Pain exists when there is a RECOGNIZABLE AND MEASURABLE GAP between prospects’ desired or required outcomes and the outcomes being achieved in their current situations. The more effort you put into qualifying for pain, the more quickly you can develop and close the sale if it measures up to all of your qualifying criteria…or move on to another opportunity if it doesn’t measure up.
When asking a prospect questions early on in the selling cycle, you want to uncover information that helps to clarify the degree of fit between what you have to offer and the prospect’s problem, challenge, or goal.
If the correlation is low, it’s probably best to look for another opportunity.If a possible buyer has no problem, challenge, or goal that you can support . . . guess what? That person is no longer a prospect. It’s time to move on to another opportunity, and consider the discovery a victory.
And that really is a victory. Why? Because you have successfully disqualified someone. Now you can spend your time identifying and working with a qualified prospect!
ANSWERING A QUESTION WITH A QUESTION
On her next sales call, which Anne conducted on her own, Anne happened to be meeting with a senior decision maker at another very large company.Early on in the meeting, the client asked, “Have you worked with a lot of companies our size?”
Mindful of the reminder she’d gotten from Juan, Anne smiled and said, “That sounds like a very important question. Do you mind if I ask why you’re bringing it up?”
The prospect explained that he had been working for several years with one of Anne’s competitors, and was now seriously considering changing vendors. Here was a vitally important piece of information!
The prospect went on to explain that he wanted to be sure he had a clear sense of how Anne’s firm would approach client relationships because he was personally responsible for ensuring that certain mistakes that had been made in the past would not be repeated.

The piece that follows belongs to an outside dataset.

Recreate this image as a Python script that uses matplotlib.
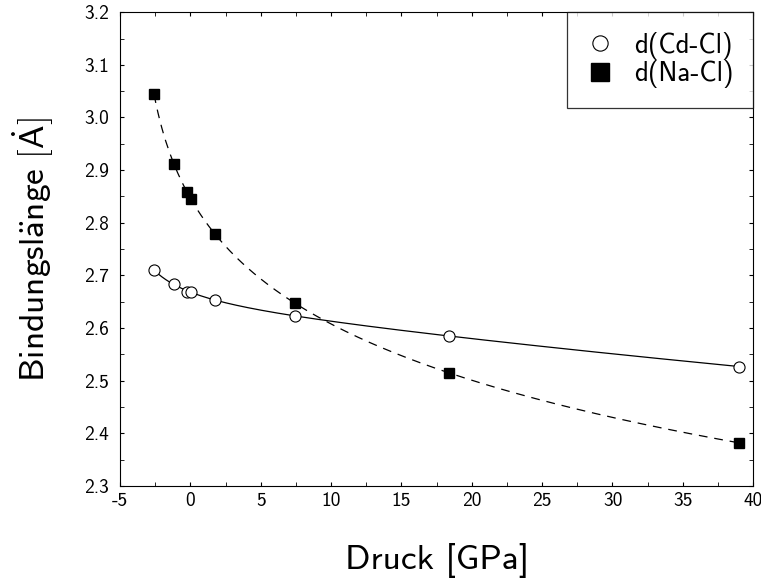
import numpy as np
import matplotlib.pyplot as plt
from matplotlib.lines import Line2D

plt.rcParams['font.family'] = ['cmss10', 'DejaVu Sans']
plt.rcParams['axes.unicode_minus'] = False
plt.rcParams['mathtext.fontset'] = 'cm'

# pressure [GPa] and bond lengths [A]
druck = [-2.58, -1.16, -0.24, 0.05, 1.75, 7.44, 18.38, 39.0]
d_cdcl = [2.710, 2.683, 2.669, 2.669, 2.654, 2.623, 2.585, 2.527]
d_nacl = [3.044, 2.911, 2.858, 2.845, 2.779, 2.647, 2.515, 2.382]

xticks = [-5, 0, 5, 10, 15, 20, 25, 30, 35, 40]
yticks = [2.3, 2.4, 2.5, 2.6, 2.7, 2.8, 2.9, 3.0, 3.1, 3.2]


def fit_curve(p, d):
	# d = c0 + c1*x + c2*x^2 + c3*x^3 with x = log(1 + a p), grid over a
	# sparse points at high pressure get more weight
	p = np.asarray(p)
	d = np.asarray(d)
	w = np.array([1, 1, 1, 1, 1, 2, 4, 4.0])
	best = None
	for a in np.linspace(0.001, 0.99 / -p.min(), 2000):
		x = np.log(1 + a * p)
		A = np.vstack([np.ones_like(x), x, x ** 2, x ** 3]).T
		coef = np.linalg.lstsq(A * w[:, None], d * w, rcond=None)[0]
		err = np.sum(((A @ coef - d) * w) ** 2)
		if best is None or err < best[0]:
			best = (err, a, coef)
	_, a, coef = best
	pp = np.linspace(p.min(), p.max(), 300)
	x = np.log(1 + a * pp)
	return pp, coef[0] + coef[1] * x + coef[2] * x ** 2 + coef[3] * x ** 3


fig = plt.figure(figsize=(7.61, 5.8), dpi=100)
ax = fig.add_axes([0.1577, 0.162, 0.832, 0.817])

pp, fc = fit_curve(druck, d_cdcl)
ax.plot(pp, fc, color="black", lw=0.9)
pp, fn = fit_curve(druck, d_nacl)
ax.plot(pp, fn, color="black", lw=0.9, dashes=(7, 5.5))

ax.plot(druck, d_cdcl, "o", ms=8, mfc="white", mec="black", mew=0.8, ls="none")
ax.plot(druck, d_nacl, "s", ms=7, mfc="black", mec="black", ls="none")

ax.set_xlim(-5, 40)
ax.set_ylim(2.3, 3.2)
ax.set_xticks(xticks)
ax.set_yticks(yticks)
ax.set_yticklabels(["%.1f" % y for y in yticks])
ax.set_xticks(np.arange(-5, 40.1, 2.5), minor=True)
ax.set_yticks(np.arange(2.3, 3.201, 0.05), minor=True)
ax.tick_params(which="both", direction="in", top=True, right=True, labelsize=14, length=3)
ax.tick_params(axis="x", pad=4)
ax.tick_params(axis="y", pad=8)

ax.set_xlabel("Druck [GPa]", fontsize=25.5, labelpad=24)
ax.set_ylabel(r"$\mathsf{Bindungsl\ddot{a}nge\ [\dot{A}]}$", fontsize=25.5, labelpad=20)

handles = [
	Line2D([], [], marker="o", ls="none", ms=11, mfc="white", mec="black", mew=0.8),
	Line2D([], [], marker="s", ls="none", ms=12.5, mfc="black", mec="black"),
]
leg = ax.legend(handles, ["d(Cd-Cl)", "d(Na-Cl)"], loc="upper right", fontsize=19.5,
	frameon=True, fancybox=False, borderaxespad=0, handletextpad=0.78,
	labelspacing=0.03, borderpad=0.72, handlelength=0.96)
leg.get_frame().set_edgecolor("black")
leg.get_frame().set_linewidth(0.9)

fig.savefig("out.png", dpi=100)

Anne was now able to ask a targeted question, one designed to help her identify whether there was a problem, challenge, or goal here that she could support. She asked: “Tell me -- what did you like, and not like, about your past relationships with consulting companies in our space?”
The prospect spent half an hour answering that question! When he had finished speaking, Anne was indeed able to address his issues in a way that left him feeling comfortable with the possibility of working together. Thirty days later, she had a contract to work for that company.
The moral: Know when to answer a question with a question – and use your questions to qualify for pain. Your closing ratio will improve if you do.